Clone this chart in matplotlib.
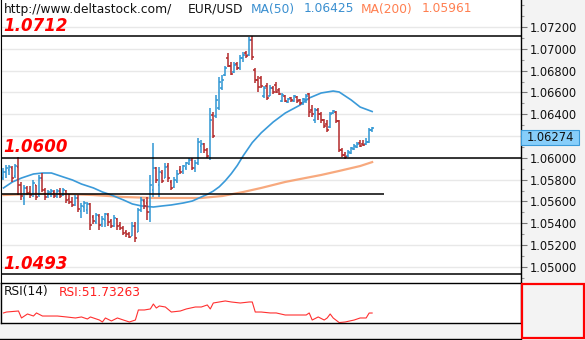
import matplotlib
matplotlib.use("Agg")
import matplotlib.pyplot as plt
from matplotlib.patches import Rectangle
from matplotlib.lines import Line2D
from matplotlib.ticker import FixedLocator, MultipleLocator
import numpy as np

# ---- EUR/USD OHLC bars ----
opens = [
    1.05815, 1.05870, 1.05889, 1.05907, 1.05834, 1.05916, 1.05751, 1.05632, 1.05724, 1.05687,
    1.05669, 1.05751, 1.05659, 1.05815, 1.05705, 1.05650, 1.05678, 1.05687, 1.05650, 1.05696,
    1.05659, 1.05696, 1.05623, 1.05595, 1.05568, 1.05632, 1.05513, 1.05549, 1.05522, 1.05577,
    1.05458, 1.05412, 1.05467, 1.05394, 1.05430, 1.05476, 1.05421, 1.05375, 1.05439, 1.05384,
    1.05357, 1.05320, 1.05302, 1.05283, 1.05375, 1.05320, 1.05522, 1.05604, 1.05586, 1.05504,
    1.05705, 1.05907, 1.05751, 1.05861, 1.05815, 1.05925, 1.05779, 1.05733, 1.05788, 1.05889,
    1.05880, 1.05907, 1.05944, 1.05980, 1.05907, 1.05953, 1.06109, 1.06127, 1.06072, 1.05999,
    1.06393, 1.06384, 1.06457, 1.06641, 1.06760, 1.06916, 1.06842, 1.06787, 1.06861, 1.06824,
    1.06916, 1.06962, 1.06943, 1.07081, 1.06806, 1.06714, 1.06732, 1.06567, 1.06659, 1.06567,
    1.06641, 1.06668, 1.06622, 1.06521, 1.06567, 1.06512, 1.06549, 1.06521, 1.06558, 1.06531,
    1.06503, 1.06531, 1.06586, 1.06439, 1.06347, 1.06439, 1.06402, 1.06347, 1.06311, 1.06283,
    1.06411, 1.06421, 1.06338, 1.06072, 1.06026, 1.06017, 1.06045, 1.06081, 1.06100, 1.06136,
    1.06127, 1.06127, 1.06145, 1.06255,
]
highs = [
    1.05907, 1.05935, 1.05935, 1.05925, 1.05944, 1.06008, 1.05779, 1.05751, 1.05742, 1.05742,
    1.05797, 1.05751, 1.05843, 1.05861, 1.05724, 1.05705, 1.05714, 1.05705, 1.05714, 1.05724,
    1.05724, 1.05705, 1.05669, 1.05641, 1.05659, 1.05659, 1.05586, 1.05604, 1.05595, 1.05586,
    1.05476, 1.05494, 1.05485, 1.05467, 1.05494, 1.05494, 1.05439, 1.05476, 1.05449, 1.05412,
    1.05375, 1.05338, 1.05320, 1.05412, 1.05412, 1.05540, 1.05641, 1.05623, 1.05641, 1.05843,
    1.06136, 1.05916, 1.05916, 1.05889, 1.05953, 1.05953, 1.05797, 1.05824, 1.05889, 1.05925,
    1.05935, 1.05962, 1.05999, 1.05999, 1.05980, 1.06182, 1.06164, 1.06136, 1.06090, 1.06457,
    1.06421, 1.06576, 1.06741, 1.06760, 1.06842, 1.06962, 1.06879, 1.06879, 1.06879, 1.06943,
    1.06971, 1.06980, 1.07110, 1.07120, 1.06824, 1.06751, 1.06751, 1.06659, 1.06686, 1.06668,
    1.06659, 1.06696, 1.06641, 1.06595, 1.06576, 1.06549, 1.06558, 1.06576, 1.06567, 1.06540,
    1.06549, 1.06586, 1.06595, 1.06485, 1.06457, 1.06457, 1.06421, 1.06356, 1.06347, 1.06421,
    1.06439, 1.06430, 1.06347, 1.06090, 1.06054, 1.06072, 1.06100, 1.06127, 1.06145, 1.06164,
    1.06164, 1.06182, 1.06274, 1.06283,
]
lows = [
    1.05797, 1.05815, 1.05843, 1.05779, 1.05815, 1.05659, 1.05614, 1.05568, 1.05659, 1.05632,
    1.05641, 1.05614, 1.05641, 1.05687, 1.05614, 1.05632, 1.05641, 1.05632, 1.05632, 1.05632,
    1.05650, 1.05586, 1.05577, 1.05549, 1.05559, 1.05504, 1.05449, 1.05504, 1.05485, 1.05338,
    1.05394, 1.05394, 1.05338, 1.05366, 1.05366, 1.05375, 1.05357, 1.05366, 1.05338, 1.05338,
    1.05293, 1.05274, 1.05265, 1.05283, 1.05228, 1.05320, 1.05504, 1.05531, 1.05430, 1.05412,
    1.05641, 1.05769, 1.05641, 1.05769, 1.05815, 1.05779, 1.05705, 1.05724, 1.05769, 1.05852,
    1.05852, 1.05889, 1.05935, 1.05889, 1.05870, 1.05935, 1.06045, 1.06045, 1.05999, 1.05980,
    1.06182, 1.06366, 1.06439, 1.06622, 1.06751, 1.06833, 1.06760, 1.06778, 1.06806, 1.06806,
    1.06879, 1.06916, 1.06934, 1.06897, 1.06686, 1.06604, 1.06641, 1.06549, 1.06531, 1.06567,
    1.06586, 1.06595, 1.06576, 1.06512, 1.06512, 1.06503, 1.06512, 1.06512, 1.06503, 1.06485,
    1.06485, 1.06503, 1.06375, 1.06375, 1.06320, 1.06347, 1.06320, 1.06274, 1.06237, 1.06274,
    1.06402, 1.06320, 1.06054, 1.06008, 1.05990, 1.06008, 1.06035, 1.06072, 1.06090, 1.06100,
    1.06109, 1.06118, 1.06136, 1.06237,
]
closes = [
    1.05870, 1.05907, 1.05916, 1.05815, 1.05925, 1.05751, 1.05650, 1.05724, 1.05678, 1.05659,
    1.05769, 1.05641, 1.05815, 1.05705, 1.05641, 1.05687, 1.05696, 1.05650, 1.05696, 1.05650,
    1.05705, 1.05614, 1.05595, 1.05568, 1.05632, 1.05531, 1.05559, 1.05586, 1.05577, 1.05384,
    1.05421, 1.05476, 1.05384, 1.05439, 1.05485, 1.05412, 1.05375, 1.05449, 1.05375, 1.05357,
    1.05311, 1.05302, 1.05274, 1.05375, 1.05265, 1.05522, 1.05614, 1.05559, 1.05504, 1.05751,
    1.05907, 1.05797, 1.05870, 1.05788, 1.05916, 1.05815, 1.05724, 1.05797, 1.05852, 1.05870,
    1.05925, 1.05953, 1.05980, 1.05907, 1.05953, 1.06145, 1.06127, 1.06072, 1.06017, 1.06347,
    1.06200, 1.06531, 1.06696, 1.06714, 1.06824, 1.06842, 1.06769, 1.06852, 1.06824, 1.06916,
    1.06943, 1.06934, 1.07081, 1.06925, 1.06714, 1.06650, 1.06659, 1.06641, 1.06549, 1.06641,
    1.06604, 1.06604, 1.06586, 1.06576, 1.06521, 1.06540, 1.06531, 1.06567, 1.06521, 1.06503,
    1.06540, 1.06567, 1.06421, 1.06402, 1.06439, 1.06402, 1.06347, 1.06292, 1.06255, 1.06402,
    1.06430, 1.06338, 1.06072, 1.06026, 1.06008, 1.06054, 1.06090, 1.06109, 1.06127, 1.06109,
    1.06118, 1.06145, 1.06255, 1.06274,
]

# ---- moving averages (bar index, value) ----
ma50_idx = [0, 3, 6, 10, 13, 16, 20, 23, 26, 30, 33, 36, 40, 43, 46, 50, 53, 56, 60, 63,
            66, 68, 70, 72, 74, 76, 78, 80, 83, 86, 90, 94, 99, 102, 106, 110, 112, 116,
            119, 123]
ma50_val = [1.05724, 1.05779, 1.05815, 1.05852, 1.05861, 1.05861, 1.05824, 1.05797, 1.05760,
            1.05724, 1.05687, 1.05659, 1.05614, 1.05577, 1.05559, 1.05549, 1.05559, 1.05568,
            1.05586, 1.05604, 1.05641, 1.05665, 1.05695, 1.05735, 1.05790, 1.05855, 1.05930,
            1.06020, 1.06140, 1.06230, 1.06329, 1.06411, 1.06485, 1.06549, 1.06595, 1.06613,
            1.06604, 1.06531, 1.06466, 1.06425]
ma200_idx = [0, 10, 20, 30, 40, 50, 60, 66, 73, 80, 86, 94, 99, 106, 112, 119, 123]
ma200_val = [1.05659, 1.05669, 1.05669, 1.05659, 1.05641, 1.05632, 1.05632, 1.05632, 1.05650,
             1.05687, 1.05724, 1.05779, 1.05806, 1.05843, 1.05880, 1.05925, 1.05961]

# ---- RSI(14) ----
rsi_idx = [0, 1, 5, 6, 8, 10, 11, 13, 18, 21, 24, 26, 28, 29, 32, 33, 34, 36, 38, 40,
           42, 44, 45, 47, 49, 50, 51, 52, 54, 56, 59, 61, 64, 66, 68, 69, 70, 72, 74, 76,
           79, 82, 83, 84, 86, 89, 91, 94, 97, 101, 102, 103, 105, 107, 108, 109, 110, 112,
           114, 117, 119, 121, 122, 123]
rsi_val = [51.8, 52.9, 54.1, 45.9, 50.6, 48.2, 51.8, 48.2, 48.2, 47.1, 45.9, 47.1, 44.7,
           47.1, 43.5, 41.2, 45.9, 42.4, 45.9, 43.5, 41.2, 43.5, 55.3, 55.3, 56.5, 62.3,
           57.6, 60.0, 58.8, 52.9, 54.1, 56.5, 58.8, 58.8, 61.2, 56.5, 63.5, 64.7, 65.9,
           64.7, 63.5, 64.7, 64.7, 52.9, 52.9, 51.8, 51.8, 49.4, 49.4, 49.4, 51.8, 43.5,
           47.1, 43.5, 45.9, 50.6, 45.9, 40.5, 41.2, 43.5, 45.9, 45.9, 51.7, 51.73263]

# ---- levels and labels ----
level_values = [1.0712, 1.0600, 1.0493]
level_labels = ["1.0712", "1.0600", "1.0493"]
partial_level = 1.0567
partial_level_end = 127
price_ticks = [1.072, 1.070, 1.068, 1.066, 1.064, 1.060, 1.058, 1.056, 1.054, 1.052, 1.050]
grid_levels = [1.072, 1.070, 1.068, 1.066, 1.064, 1.062, 1.060, 1.058, 1.056, 1.054, 1.052, 1.050]
last_price = 1.06274
ma50_last = 1.06425
ma200_last = 1.05961
rsi_last = 51.73263
symbol = "EUR/USD"
site = "http://www.deltastock.com/"

# ---- figure ----
W, H = 585, 340
BG = "#f3f3f3"
BLUE = "#2f96d3"
RED = "#b3292b"
MA50_C = "#3a9ad9"
MA200_C = "#f7a070"

fig = plt.figure(figsize=(W / 100, H / 100), dpi=100, facecolor=BG)


def fx(x):
    return x / W


def fy(y):
    return 1 - y / H


PANEL_R = 521
ax = fig.add_axes([fx(0.5), fy(283), (PANEL_R - 0.5) / W, 283 / H])
ax.set_facecolor("white")
ax.set_xlim(-1, (PANEL_R - 3) / 3)
ax.set_ylim(1.04852, 1.07448)

for g in grid_levels:
    ax.axhline(g, color="#e8e8e8", lw=1.0, zorder=0)

o = np.array(opens)
h = np.array(highs)
l = np.array(lows)
c = np.array(closes)
x = np.arange(len(c))
cols = np.where(c >= o, BLUE, RED)
lw = 1.1
ax.vlines(x, l, h, colors=cols, lw=lw, zorder=3)
ax.hlines(o, x - 0.6, x, colors=cols, lw=lw, zorder=3)
ax.hlines(c, x, x + 0.6, colors=cols, lw=lw, zorder=3)

ax.plot(ma200_idx, ma200_val, color=MA200_C, lw=1.6, alpha=0.9, zorder=2)
ax.plot(ma50_idx, ma50_val, color=MA50_C, lw=1.2, zorder=2)

for v in level_values:
    ax.axhline(v, color="black", lw=1.1, zorder=4)
ax.hlines(partial_level, -1, partial_level_end, color="black", lw=1.1, zorder=4)

label_y = {1.0712: 26, 1.0600: 147.5, 1.0493: 264}
for v, s in zip(level_values, level_labels):
    fig.text(fx(3), fy(label_y[v]), s, color="#ff0000", fontsize=12, fontweight="bold",
             fontstyle="italic", va="center", ha="left", zorder=10)

# right price scale
ax.yaxis.tick_right()
ax.yaxis.set_major_locator(FixedLocator(price_ticks))
ax.yaxis.set_minor_locator(MultipleLocator(0.001))
ax.set_yticklabels([f"{t:.5f}" for t in price_ticks])
ax.tick_params(axis="y", which="major", length=4, width=0.8, color="#777777",
               labelsize=8.3, pad=2, labelcolor="#111111")
ax.tick_params(axis="y", which="minor", length=2, width=0.8, color="#999999")
ax.set_xticks([])
for side in ("top", "bottom"):
    ax.spines[side].set_visible(False)
ax.spines["left"].set_color("black")
ax.spines["right"].set_color("black")
ax.spines["right"].set_linewidth(1.0)

# current price box
fig.patches.append(Rectangle((fx(PANEL_R), fy(145)), 58 / W, 15 / H, transform=fig.transFigure,
                             facecolor="#87cefa", edgecolor="#3a9ad9", lw=0.8, zorder=5))
fig.text(fx(550), fy(137.5), f"{last_price:.5f}", fontsize=8.3, color="#111111",
         ha="center", va="center", zorder=6)

# header
hy = fy(9)
hs = 8.8
fig.text(fx(4), hy, site, fontsize=hs, color="#111111", va="center")
fig.text(fx(188), hy, symbol, fontsize=hs, color="#111111", va="center")
fig.text(fx(251), hy, "MA(50)", fontsize=hs, color="#3a8fd0", va="center")
fig.text(fx(304), hy, f"{ma50_last:.5f}", fontsize=hs, color="#3a8fd0", va="center")
fig.text(fx(361), hy, "MA(200)", fontsize=hs, color="#ff7f50", va="center")
fig.text(fx(422), hy, f"{ma200_last:.5f}", fontsize=hs, color="#ff7f50", va="center")

# RSI panel
rax = fig.add_axes([fx(0.5), fy(323), (PANEL_R - 0.5) / W, 40 / H])
rax.set_facecolor("white")
rax.set_xlim(-1, (PANEL_R - 3) / 3)
rax.set_ylim(40, 87)
rax.plot(rsi_idx, rsi_val, color="#ff3030", lw=0.8)
rax.set_xticks([])
rax.set_yticks([])
for s in rax.spines.values():
    s.set_color("black")
    s.set_linewidth(1.0)
fig.text(fx(4), fy(292), "RSI(14)", fontsize=hs, color="#111111", va="center")
fig.text(fx(59), fy(292), f"RSI:{rsi_last:.5f}", fontsize=hs, color="#ff2020", va="center")

# red frame under the price scale
fig.patches.append(Rectangle((fx(PANEL_R + 0.5), fy(338)), 62 / W, 54 / H,
                             transform=fig.transFigure, facecolor=BG, edgecolor="#ff0000",
                             lw=1.6, zorder=5))
fig.lines.append(Line2D([0, fx(PANEL_R)], [fy(338.5), fy(338.5)], transform=fig.transFigure,
                        color="black", lw=1.0))

fig.savefig("out.png", dpi=100, facecolor=BG)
☆ ☆ ☆ ☆ ☆
» What is required:
Pictures stay out. Print the data exactly, from its first line through the line containing "import numpy as np".

» Expected output:
Clone this chart in matplotlib.
import matplotlib
matplotlib.use("Agg")
import matplotlib.pyplot as plt
from matplotlib.patches import Rectangle
from matplotlib.lines import Line2D
from matplotlib.ticker import FixedLocator, MultipleLocator
import numpy as np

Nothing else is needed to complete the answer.